CONCORD - Licensed medical professionals would have immunity from criminal or civil action if they report someone they believe is medically unfit to drive under a bill the Senate approved Thursday and sent to Gov. Maggie Hassan.
Under House Bill 263, anyone could report someone they believe is unfit to drive, but only licensed medical professionals would have immunity.
The report of safety officials would have to be based on an evaluation, not just an observation.
During the House debate, the bill's sponsor, Rep. Tara Sad, D-Walpole, said earlier that she wants to encourage medical care providers to report those who should not be driving, instead of being leery of a potential lawsuit.
"This might make it a little more attractive for doctors to do what is right for public safety," Sad said. "It is very difficult to tell a parent or relative they are no longer able to drive and take their keys away."
Department of Safety officials believe the number of people unfit to drive is under-reported, Sen. Peggy Gilmour, D-Hollis, said.
Opponents have said the bill would violate patient-physician confidentiality and greatly expands those who would have immunity.
The Department of Safety has a hearings procedure to determine if someone should continue to hold a license, which is a privilege, not a right, in New Hampshire. Consequently, a doctor's report would not mean the automatic suspension of a person's license.
The bill does not change the hearings procedure.
Originally, the bill would have established a committee to study reinstating mandatory driving tests for license renewals after 75, but the proposal was opposed by groups representing the elderly, who said it was discriminatory.
Sad introduced the bill after talking to the widow of a motorcyclist hit and killed by an 87-year-old Walpole driver.
Sad said Bette Champney's husband was one of two motorcyclists killed in Westmoreland during an Aug. 25, 2012, memorial run for fallen soldier Army Spc. Justin Rollins of Newport.

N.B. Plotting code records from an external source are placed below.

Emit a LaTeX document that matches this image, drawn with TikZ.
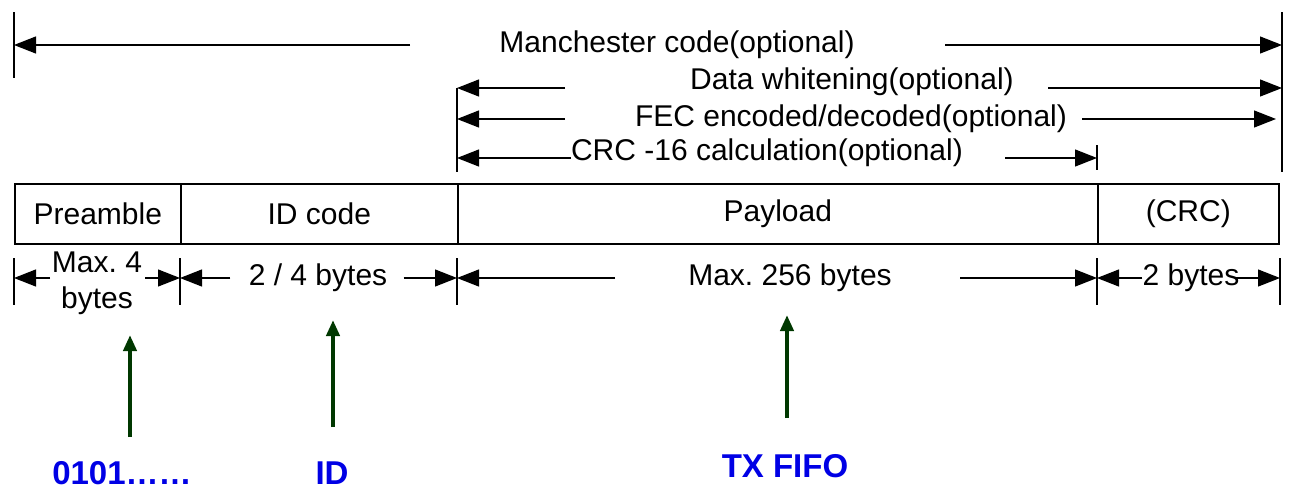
\documentclass[tikz,border=0pt]{standalone}
\usepackage{fontspec}
\setmainfont{Liberation Sans}
\usetikzlibrary{arrows.meta}
\colorlet{grx}{green!22!black}
\colorlet{blx}{blue!90!black}
\frenchspacing
\tikzset{
    dim/.style={-{Triangle[length=11pt,width=8.5pt]},line width=0.6pt},
    tick/.style={line width=0.6pt},
    lbl/.style={inner sep=0pt,font=\fontsize{15}{18}\selectfont},
    field/.style={draw,line width=0.8pt,anchor=north west,inner sep=0pt,
        minimum height=30pt,font=\fontsize{15}{18}\selectfont},
    up/.style={grx,line width=2pt,-{Triangle[length=8pt,width=6.5pt]}},
    src/.style={blx,inner sep=0pt,font=\bfseries\fontsize{16.5}{19}\selectfont}
}
\begin{document}
\begin{tikzpicture}[x=0.5pt,y=-0.5pt]
            \useasboundingbox (0,0) rectangle (1296,493);
            % frame fields
            \node [field,minimum width=83pt] (pre) at (14,183) {Preamble};
            \node [field,minimum width=138.5pt] (idc) at (180,183) {ID code};
            \node [field,minimum width=320pt] (pay) at (457,183) {Payload};
            \node [field,minimum width=90.5pt] (crc) at (1097,183) {(CRC)};
            % upper ticks
            \coordinate (l0) at (14,12);
            \coordinate (l1) at (14,78);
            \coordinate (r0) at (1282,12);
            \coordinate (r1) at (1282,172);
            \coordinate (m0) at (457,88);
            \coordinate (m1) at (457,172);
            \coordinate (c0) at (1097,145);
            \coordinate (c1) at (1097,170);
            \foreach \a/\b in {l0/l1,r0/r1,m0/m1,c0/c1} {
                \draw [tick] (\a) -- (\b);
            }
            % optional coding ranges
            \node [lbl] (man) at (677,45) {Manchester code(optional)};
            \coordinate (manL) at (410,45);
            \coordinate (manR) at (945,45);
            \draw [dim] (manL) -- (l0 |- manL);
            \draw [dim] (manR) -- (r0 |- manR);
            \node [lbl] (wht) at (852,82) {Data whitening(optional)};
            \coordinate (whtL) at (565,88);
            \coordinate (whtR) at (1048,88);
            \draw [dim] (whtL) -- (m0 |- whtL);
            \draw [dim] (whtR) -- (r0 |- whtR);
            \node [lbl] (fec) at (851,119) {FEC encoded/decoded(optional)};
            \coordinate (fecL) at (565,119);
            \coordinate (fecR) at (1082,119);
            \draw [dim] (fecL) -- (m0 |- fecL);
            \draw [dim] (fecR) -- (1276,119);
            \node [lbl] (crcc) at (767,153) {CRC -16 calculation(optional)};
            \coordinate (crcL) at (571,158);
            \coordinate (crcR) at (1005,158);
            \draw [dim] (crcL) -- (m0 |- crcL);
            \draw [dim] (crcR) -- (c0 |- crcR);
            % lower ticks
            \foreach \n/\x in {b0/14,b1/180,b2/457,b3/1097,b4/1280} {
                \coordinate (\n) at (\x,258);
                \draw [tick] (\n) -- (\x,305);
            }
            % field lengths
            \node [lbl,align=center] (lpre) at (97,283) {Max. 4\\bytes};
            \draw [dim] (50,278) -- (b0 |- 0,278);
            \draw [dim] (145,278) -- (b1 |- 0,278);
            \node [lbl] (lidc) at (318,278) {2 / 4 bytes};
            \draw [dim] (lidc.west) ++(-18,0) -- (b1 |- 0,278);
            \draw [dim] (lidc.east) ++(16,0) -- (b2 |- 0,278);
            \node [lbl] (lpay) at (790,278) {Max. 256 bytes};
            \draw [dim] (615,278) -- (b2 |- 0,278);
            \draw [dim] (960,278) -- (b3 |- 0,278);
            \node [lbl] (lcrc) at (1191,278) {2 bytes};
            \draw [dim] (lcrc.west) -- (b3 |- 0,278);
            \draw [dim] (lcrc.east) ++(-5,0) -- (b4 |- 0,278);
            % data sources
            \node [src] (s1) at (122,473) {0101……};
            \node [src] (s2) at (332,473) {ID};
            \node [src] (s3) at (785,466) {TX FIFO};
            \coordinate (s1t) at (130,437);
            \coordinate (s2t) at (333,427);
            \coordinate (s3t) at (787,418);
            \draw [up] (s1t) -- (130,335);
            \draw [up] (s2t) -- (333,320);
            \draw [up] (s3t) -- (787,315);
        \end{tikzpicture}
\end{document}
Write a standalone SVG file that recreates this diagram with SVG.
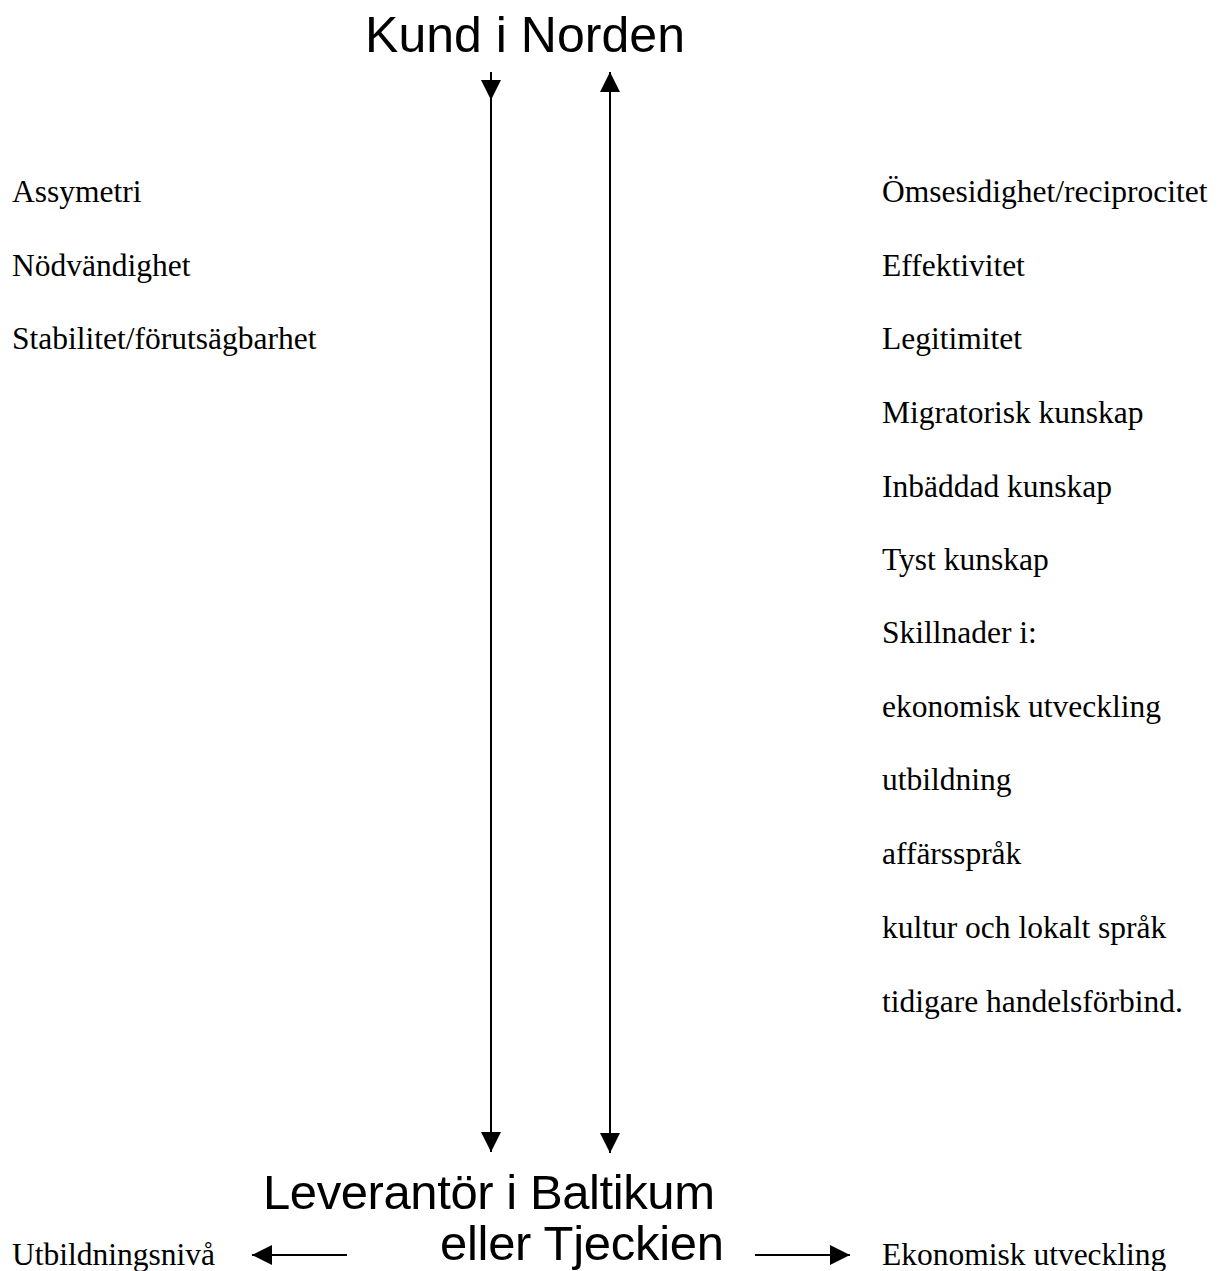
<svg xmlns="http://www.w3.org/2000/svg" width="1224" height="1271" viewBox="0 0 1224 1271">
<style>
.bg{fill:#ffffff}
.sans{font-family:"Liberation Sans",Arial,sans-serif;fill:#000}
.serif{font-family:"Liberation Serif","Times New Roman",serif;font-size:31.5px;fill:#000}
.ln{stroke:#000;stroke-width:2;fill:none}
</style>
<defs>
<marker id="ah" viewBox="0 0 20 20" refX="20" refY="10" markerWidth="20" markerHeight="20" markerUnits="userSpaceOnUse" orient="auto-start-reverse">
<path d="M0,0 L20,10 L0,20 z" fill="#000"/>
</marker>
</defs>
<rect class="bg" x="0" y="0" width="1224" height="1271"/>
<g id="node-kund">
<text class="sans" x="365" y="52" font-size="50" textLength="320">Kund i Norden</text>
</g>
<g id="node-leverantor">
<text class="sans" x="263" y="1209" font-size="49" textLength="452">Leverantör i Baltikum</text>
<text class="sans" x="440" y="1260" font-size="49" textLength="284">eller Tjeckien</text>
</g>
<g id="node-left-list">
<text class="serif" x="12" y="202">Assymetri</text>
<text class="serif" x="12" y="276">Nödvändighet</text>
<text class="serif" x="12" y="349">Stabilitet/förutsägbarhet</text>
</g>
<g id="node-right-list">
<text class="serif" x="882" y="202">Ömsesidighet/reciprocitet</text>
<text class="serif" x="882" y="276">Effektivitet</text>
<text class="serif" x="882" y="349">Legitimitet</text>
<text class="serif" x="882" y="423">Migratorisk kunskap</text>
<text class="serif" x="882" y="497">Inbäddad kunskap</text>
<text class="serif" x="882" y="570">Tyst kunskap</text>
<text class="serif" x="882" y="643">Skillnader i:</text>
<text class="serif" x="882" y="717">ekonomisk utveckling</text>
<text class="serif" x="882" y="790">utbildning</text>
<text class="serif" x="882" y="864">affärsspråk</text>
<text class="serif" x="882" y="938">kultur och lokalt språk</text>
<text class="serif" x="882" y="1012">tidigare handelsförbind.</text>
</g>
<g id="node-utbildningsniva">
<text class="serif" x="12" y="1265">Utbildningsnivå</text>
</g>
<g id="node-ekonomisk">
<text class="serif" x="882" y="1265">Ekonomisk utveckling</text>
</g>
<g id="connectors">
<path class="ln" d="M491,72 L491,100" marker-end="url(#ah)"/>
<path class="ln" d="M491,100 L491,1152" marker-end="url(#ah)"/>
<path class="ln" d="M610,72 L610,1153" marker-start="url(#ah)" marker-end="url(#ah)"/>
<path class="ln" d="M347,1255 L252,1255" marker-end="url(#ah)"/>
<path class="ln" d="M755,1255 L850,1255" marker-end="url(#ah)"/>
</g>
</svg>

Police said Gary Champney, 59, of Alstead, and Aaron Robar, 41, of Newport, were among seven motorcyclists hit when Robert Lockerby's car crossed the double yellow line. Lockerby died two days after the accident.
Proponents of House Bill 263 say it does not target elderly drivers, but anyone unfit to drive for medical or mental reasons.
The bill is supported by the American Association of Retired Persons and the New Hampshire Medical Society.
"The governor believes that we must continue to find ways to improve the safety of our roads," said Hassan press secretary William Hinkle. "She appreciates the Legislature's focus on the issue and will closely review the bill as it reaches her desk."